Sweden continues to show strong GDP growth and in the 3rd quarter of 2010 was significantly higher than the 5.2% forecast earlier by the Riksbank and reached  “Asian” levels at 6.9%. Unemployment is down and expected to continue to reduce slowly and is currently at about 8%. The growth is primarily export led and exports to Asia and Latin America are particularly strong.

Freely translated from Svenska Dagbladet:

Today came the news that Sweden’s GDP landed at 6.9 percent for the third quarter of this year. The positive figure may accelerate interest rate increases. “It’s a really good figure. This is well above the Riksbank’s assessment “said Annika Winsth, chief economist at Nordea Bank. The Riksbank believed that the increase in GDP would end up at 5.2 percent for  the third quarter and Nordea’s forecast was forjust 6.2 percent. This shows that Sweden’s economy is growing across the board, among households and businesses as well as in the state, according to Nordea’s chief economist Annika Winsth. “This means that there is still so much spare capacity left in companies, that there is a belief in the future. They dare to invest, “she says.

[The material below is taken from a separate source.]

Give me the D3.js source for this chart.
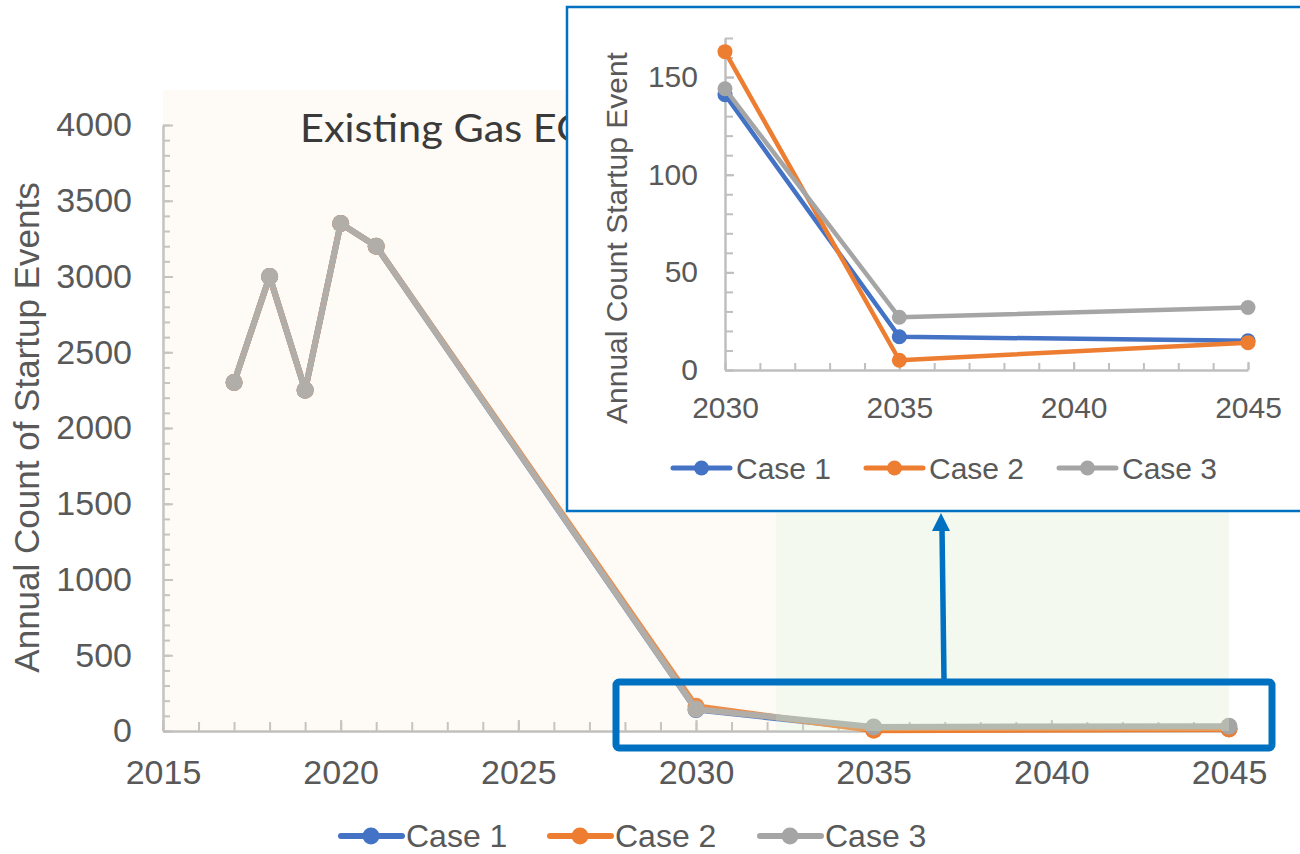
<!DOCTYPE html>
<html>
<head>
<meta charset="utf-8">
<script src="https://cdn.jsdelivr.net/npm/d3@7"></script>
<style>
  html, body { margin: 0; padding: 0; background: #ffffff; }
  svg { display: block; font-family: "Liberation Sans", Arial, sans-serif; }
</style>
</head>
<body>
<svg id="chart" width="1300" height="854"></svg>
<script>
// ---- data ----
const years = [2017, 2018, 2019, 2020, 2021, 2030, 2035, 2045];
const seriesNames = ["Case 1", "Case 2", "Case 3"];
const case1 = [2300, 3000, 2250, 3350, 3200, 141, 17, 15];
const case2 = [2300, 3000, 2250, 3350, 3200, 163, 5, 14];
const case3 = [2300, 3000, 2250, 3350, 3200, 144, 27, 32];
const insetYears = [2030, 2035, 2045];

const mainXTicks = [2015, 2020, 2025, 2030, 2035, 2040, 2045];
const mainYTicks = [0, 500, 1000, 1500, 2000, 2500, 3000, 3500, 4000];
const insetXTicks = [2030, 2035, 2040, 2045];
const insetYTicks = [0, 50, 100, 150];

// period shading (historic / near-term, later years)
const periodBands = [[2015, 2032.25], [2032.25, 2045]];

const titleText = "Existing Gas EGUs";
const mainYLabel = "Annual Count of Startup Events";
const insetYLabel = "Annual Count Startup Event";

// ---- styles ----
const seriesColors = ["#4472c4", "#ed7d31", "#a5a5a5"];
const bandColors = ["rgba(248,227,193,0.145)", "rgba(215,235,202,0.3)"];
const axisColor = "#bfbfbf";
const textColor = "#595959";
const highlight = "#0070c0";

const allSeries = [case1, case2, case3];
const svg = d3.select("#chart");

// ---- main chart ----
const x = d3.scaleLinear().domain([2015, 2045]).range([163, 1229]);
const y = d3.scaleLinear().domain([0, 4000]).range([731, 125]);

function styleAxis(g, size) {
  g.select(".domain").attr("stroke", axisColor).attr("stroke-width", 2.5);
  g.selectAll(".tick line").attr("stroke", axisColor).attr("stroke-width", 2);
  g.selectAll(".tick text").attr("fill", textColor).attr("font-size", size)
    .attr("font-family", "'Liberation Sans', Arial, sans-serif");
}
function styleMinor(g) {
  g.select(".domain").remove();
  g.selectAll("line").attr("stroke", axisColor).attr("stroke-width", 2);
}

// minor ticks
svg.append("g").attr("transform", `translate(${x(2015)},0)`)
  .call(d3.axisLeft(y).tickValues(d3.range(0, 4001, 100)).tickSize(-7).tickFormat(""))
  .call(styleMinor);
svg.append("g").attr("transform", `translate(0,${y(0)})`)
  .call(d3.axisBottom(x).tickValues(d3.range(2015, 2046, 1)).tickSize(-9).tickFormat(""))
  .call(styleMinor);

svg.append("g").attr("transform", `translate(${x(2015)},0)`)
  .call(d3.axisLeft(y).tickValues(mainYTicks).tickSize(-10).tickPadding(31).tickSizeOuter(0).tickFormat(d3.format("d")))
  .call(g => styleAxis(g, 34));
svg.append("g").attr("transform", `translate(0,${y(0)})`)
  .call(d3.axisBottom(x).tickValues(mainXTicks).tickSize(-11).tickPadding(29).tickSizeOuter(0).tickFormat(d3.format("d")))
  .call(g => styleAxis(g, 34));

svg.append("text")
  .attr("transform", `translate(39,${(182 + 673) / 2}) rotate(-90)`)
  .attr("text-anchor", "middle")
  .attr("font-size", 35)
  .attr("fill", textColor)
  .text(mainYLabel);

const mainLine = d3.line().x(d => x(d[0])).y(d => y(d[1]));
allSeries.forEach((vals, i) => {
  const pts = years.map((yr, j) => [yr, vals[j]]);
  const g = svg.append("g");
  g.append("path").attr("d", mainLine(pts)).attr("fill", "none")
    .attr("stroke", seriesColors[i]).attr("stroke-width", 6).attr("stroke-linejoin", "round");
  g.selectAll("circle").data(pts).join("circle")
    .attr("cx", d => x(d[0])).attr("cy", d => y(d[1])).attr("r", 8.5)
    .attr("fill", seriesColors[i]);
});

// translucent period shading laid over the plot
svg.append("g").selectAll("rect").data(periodBands).join("rect")
  .attr("x", d => x(d[0]))
  .attr("width", d => x(d[1]) - x(d[0]))
  .attr("y", 90)
  .attr("height", y(0) - 90)
  .attr("fill", (d, i) => bandColors[i]);

svg.append("text")
  .attr("transform", "translate(300,142) scale(1,0.94)")
  .attr("font-family", "Lato, 'Open Sans', sans-serif")
  .attr("font-size", 41.5)
  .attr("fill", "#3a3a3a")
  .text(titleText);

// main legend
const legendX = [341, 550, 760];
seriesNames.forEach((name, i) => {
  const g = svg.append("g").attr("transform", `translate(${legendX[i]},836)`);
  g.append("line").attr("x1", 0).attr("x2", 61).attr("stroke", seriesColors[i]).attr("stroke-width", 6).attr("stroke-linecap", "round");
  g.append("circle").attr("cx", 30).attr("r", 8.5).attr("fill", seriesColors[i]);
  g.append("text").attr("x", 65).attr("y", 11).attr("font-size", 32).attr("fill", textColor).text(name);
});

// highlight box and arrow
svg.append("rect").attr("x", 616).attr("y", 682).attr("width", 656).attr("height", 66).attr("rx", 3)
  .attr("fill", "none").attr("stroke", highlight).attr("stroke-width", 7);
svg.append("line").attr("x1", 944).attr("y1", 680).attr("x2", 942).attr("y2", 528)
  .attr("stroke", highlight).attr("stroke-width", 5.5);
svg.append("path").attr("d", "M941,513 L950,531 L932,531 Z").attr("fill", highlight);

// ---- inset chart ----
svg.append("rect").attr("x", 567).attr("y", 7).attr("width", 745).attr("height", 504)
  .attr("fill", "#ffffff").attr("stroke", highlight).attr("stroke-width", 2.5);

const xi = d3.scaleLinear().domain([2030, 2045]).range([725, 1248]);
const yi = d3.scaleLinear().domain([0, 170]).range([370, 38]);

svg.append("g").attr("transform", `translate(${xi(2030)},0)`)
  .call(d3.axisLeft(yi).tickValues(d3.range(0, 171, 10)).tickSize(-8).tickFormat(""))
  .call(styleMinor);
svg.append("g").attr("transform", `translate(0,${yi(0)})`)
  .call(d3.axisBottom(xi).tickValues(d3.range(2030, 2046, 1)).tickSize(-7).tickFormat(""))
  .call(styleMinor);

svg.append("g").attr("transform", `translate(${xi(2030)},0)`)
  .call(d3.axisLeft(yi).tickValues(insetYTicks).tickSize(-9).tickPadding(27).tickSizeOuter(0).tickFormat(d3.format("d")))
  .call(g => styleAxis(g, 30));
svg.append("g").attr("transform", `translate(0,${yi(0)})`)
  .call(d3.axisBottom(xi).tickValues(insetXTicks).tickSize(-8).tickPadding(27).tickSizeOuter(0).tickFormat(d3.format("d")))
  .call(g => styleAxis(g, 30));

svg.append("text")
  .attr("transform", `translate(627,238) rotate(-90)`)
  .attr("text-anchor", "middle")
  .attr("font-size", 30)
  .attr("fill", textColor)
  .text(insetYLabel);

const insetLine = d3.line().x(d => xi(d[0])).y(d => yi(d[1]));
allSeries.forEach((vals, i) => {
  const pts = insetYears.map(yr => [yr, vals[years.indexOf(yr)]]);
  const g = svg.append("g");
  g.append("path").attr("d", insetLine(pts)).attr("fill", "none")
    .attr("stroke", seriesColors[i]).attr("stroke-width", 4.5).attr("stroke-linejoin", "round");
  g.selectAll("circle").data(pts).join("circle")
    .attr("cx", d => xi(d[0])).attr("cy", d => yi(d[1])).attr("r", 7.5)
    .attr("fill", seriesColors[i]);
});

const insetLegendX = [673, 866, 1059];
seriesNames.forEach((name, i) => {
  const g = svg.append("g").attr("transform", `translate(${insetLegendX[i]},468)`);
  g.append("line").attr("x1", 0).attr("x2", 57).attr("stroke", seriesColors[i]).attr("stroke-width", 5).attr("stroke-linecap", "round");
  g.append("circle").attr("cx", 28.5).attr("r", 7.5).attr("fill", seriesColors[i]);
  g.append("text").attr("x", 63).attr("y", 11).attr("font-size", 30).attr("fill", textColor).text(name);
});
</script>
</body>
</html>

Robert Bergqvist, chief economist at SEB was surprised at the growth figure of 6.9 percent. “It’s a long way from what we thought. What strikes me is that the sun is shining so brightly in Sweden, while many countries in Europe have huge problems to contend with. Industry and employment have recovered remarkably quickly, although we are not 100 percent back yet”, he says. The main reasons for this is, according to Robert Bergqvist, that taxes and the krona exchange rate has made household purchasing power strong, helped the export industry and given strong public finances. The latter means that Sweden can avoid drastic tax increases, he says.

According to Annika Winsth  Sweden’s economy is almost back to a “normal” economic level. “There is little left to do on the employment side “, she says. “We went  stronger into the economic crisis than many other countries, and that means that we do not get hit as hard” she says.

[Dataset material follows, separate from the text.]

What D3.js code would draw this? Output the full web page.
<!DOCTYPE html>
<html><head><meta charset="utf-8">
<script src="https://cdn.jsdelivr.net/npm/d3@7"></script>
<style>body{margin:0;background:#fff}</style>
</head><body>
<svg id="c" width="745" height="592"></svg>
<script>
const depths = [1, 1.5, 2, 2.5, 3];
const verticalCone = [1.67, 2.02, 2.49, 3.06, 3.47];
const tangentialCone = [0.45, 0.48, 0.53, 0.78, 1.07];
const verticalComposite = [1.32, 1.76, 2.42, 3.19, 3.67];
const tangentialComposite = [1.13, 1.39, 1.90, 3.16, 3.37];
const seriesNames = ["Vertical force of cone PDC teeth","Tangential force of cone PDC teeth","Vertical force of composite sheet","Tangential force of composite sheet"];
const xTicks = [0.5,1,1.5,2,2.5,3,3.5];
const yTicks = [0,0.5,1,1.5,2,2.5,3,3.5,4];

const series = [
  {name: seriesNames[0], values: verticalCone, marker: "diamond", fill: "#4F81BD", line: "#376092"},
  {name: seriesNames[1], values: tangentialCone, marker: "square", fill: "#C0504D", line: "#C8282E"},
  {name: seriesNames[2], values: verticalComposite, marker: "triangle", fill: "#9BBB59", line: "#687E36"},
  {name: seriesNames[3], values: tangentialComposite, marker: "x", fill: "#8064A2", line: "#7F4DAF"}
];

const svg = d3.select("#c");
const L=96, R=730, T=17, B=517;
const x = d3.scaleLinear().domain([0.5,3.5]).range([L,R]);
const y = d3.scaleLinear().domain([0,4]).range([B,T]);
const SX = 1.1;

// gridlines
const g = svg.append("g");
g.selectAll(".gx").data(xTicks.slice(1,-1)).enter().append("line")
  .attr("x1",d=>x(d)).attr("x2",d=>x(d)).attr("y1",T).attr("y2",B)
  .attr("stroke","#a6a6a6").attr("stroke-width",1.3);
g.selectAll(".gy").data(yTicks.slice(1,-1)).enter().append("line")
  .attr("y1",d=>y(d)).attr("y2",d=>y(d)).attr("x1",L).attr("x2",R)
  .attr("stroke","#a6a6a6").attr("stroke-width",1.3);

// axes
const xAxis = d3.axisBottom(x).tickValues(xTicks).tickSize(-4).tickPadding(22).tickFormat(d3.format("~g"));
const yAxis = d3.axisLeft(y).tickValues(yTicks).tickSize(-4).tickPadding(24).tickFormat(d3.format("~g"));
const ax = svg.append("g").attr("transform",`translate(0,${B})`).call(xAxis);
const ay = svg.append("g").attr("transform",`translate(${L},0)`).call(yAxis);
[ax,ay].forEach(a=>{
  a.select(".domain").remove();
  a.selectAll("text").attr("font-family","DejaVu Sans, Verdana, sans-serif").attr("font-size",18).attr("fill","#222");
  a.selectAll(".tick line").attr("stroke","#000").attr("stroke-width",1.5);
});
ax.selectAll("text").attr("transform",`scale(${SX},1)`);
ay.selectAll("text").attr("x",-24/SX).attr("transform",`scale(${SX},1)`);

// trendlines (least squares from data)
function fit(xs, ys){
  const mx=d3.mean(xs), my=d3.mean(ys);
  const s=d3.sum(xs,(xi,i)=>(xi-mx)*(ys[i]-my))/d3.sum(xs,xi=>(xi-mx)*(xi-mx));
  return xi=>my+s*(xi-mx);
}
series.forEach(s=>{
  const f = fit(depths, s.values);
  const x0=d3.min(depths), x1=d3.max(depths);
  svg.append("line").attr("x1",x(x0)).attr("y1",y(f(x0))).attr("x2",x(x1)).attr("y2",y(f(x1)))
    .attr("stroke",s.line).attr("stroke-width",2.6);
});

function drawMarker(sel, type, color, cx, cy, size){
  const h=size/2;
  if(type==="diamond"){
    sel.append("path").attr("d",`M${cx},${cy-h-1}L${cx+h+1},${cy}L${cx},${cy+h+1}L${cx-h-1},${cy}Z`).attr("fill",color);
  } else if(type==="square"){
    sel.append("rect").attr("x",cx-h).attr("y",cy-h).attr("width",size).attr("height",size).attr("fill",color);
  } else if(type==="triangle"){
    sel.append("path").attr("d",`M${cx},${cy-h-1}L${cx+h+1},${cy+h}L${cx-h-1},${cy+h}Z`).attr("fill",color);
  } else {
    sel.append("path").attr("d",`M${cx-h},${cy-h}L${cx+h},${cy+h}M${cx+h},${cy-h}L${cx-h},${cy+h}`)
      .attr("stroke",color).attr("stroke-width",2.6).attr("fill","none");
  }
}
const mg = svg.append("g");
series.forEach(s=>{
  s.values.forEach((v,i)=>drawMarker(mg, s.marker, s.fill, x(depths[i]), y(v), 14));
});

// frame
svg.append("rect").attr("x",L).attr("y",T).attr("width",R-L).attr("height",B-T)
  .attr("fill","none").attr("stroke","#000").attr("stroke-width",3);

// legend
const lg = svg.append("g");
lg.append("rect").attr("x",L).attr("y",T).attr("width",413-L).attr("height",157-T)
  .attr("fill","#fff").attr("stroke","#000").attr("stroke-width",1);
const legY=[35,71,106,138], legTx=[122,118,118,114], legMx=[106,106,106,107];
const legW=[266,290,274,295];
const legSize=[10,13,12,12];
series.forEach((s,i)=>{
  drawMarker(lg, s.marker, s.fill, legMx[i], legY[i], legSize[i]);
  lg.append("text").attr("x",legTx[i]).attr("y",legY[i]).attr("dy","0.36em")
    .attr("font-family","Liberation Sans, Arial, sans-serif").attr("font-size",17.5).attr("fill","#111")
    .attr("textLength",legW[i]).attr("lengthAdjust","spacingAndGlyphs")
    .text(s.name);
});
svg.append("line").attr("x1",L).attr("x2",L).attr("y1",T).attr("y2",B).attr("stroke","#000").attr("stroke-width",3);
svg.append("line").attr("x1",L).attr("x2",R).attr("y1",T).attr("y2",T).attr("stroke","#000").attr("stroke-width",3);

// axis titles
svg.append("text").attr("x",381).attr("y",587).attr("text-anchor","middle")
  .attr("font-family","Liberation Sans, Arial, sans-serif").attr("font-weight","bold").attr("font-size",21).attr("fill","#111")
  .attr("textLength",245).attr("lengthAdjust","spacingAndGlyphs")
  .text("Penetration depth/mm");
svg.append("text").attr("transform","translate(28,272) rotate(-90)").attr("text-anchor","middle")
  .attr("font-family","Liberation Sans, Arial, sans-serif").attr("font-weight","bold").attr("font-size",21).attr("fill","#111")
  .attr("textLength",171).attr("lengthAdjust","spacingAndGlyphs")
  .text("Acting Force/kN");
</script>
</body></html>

But Nordea’s Chief Economist worries about the the crises in a number of European countries and believes growth will be slightly weaker in 2011. “Countries with large deficits lead to our exports declining”, she said.
SEB also believes in lower growth for 2011 at around 3.5 percent. Nordea and SEB’s assessment is that the strong growth will lead to the Riksbank raising the key bank rate by 0.25 percentage points in December and again in February and April. 

“The Swedish krona will strengthen compared with current levels, and then the interest rate will have to go up. We must be prepared”, says Robert Bergqvist.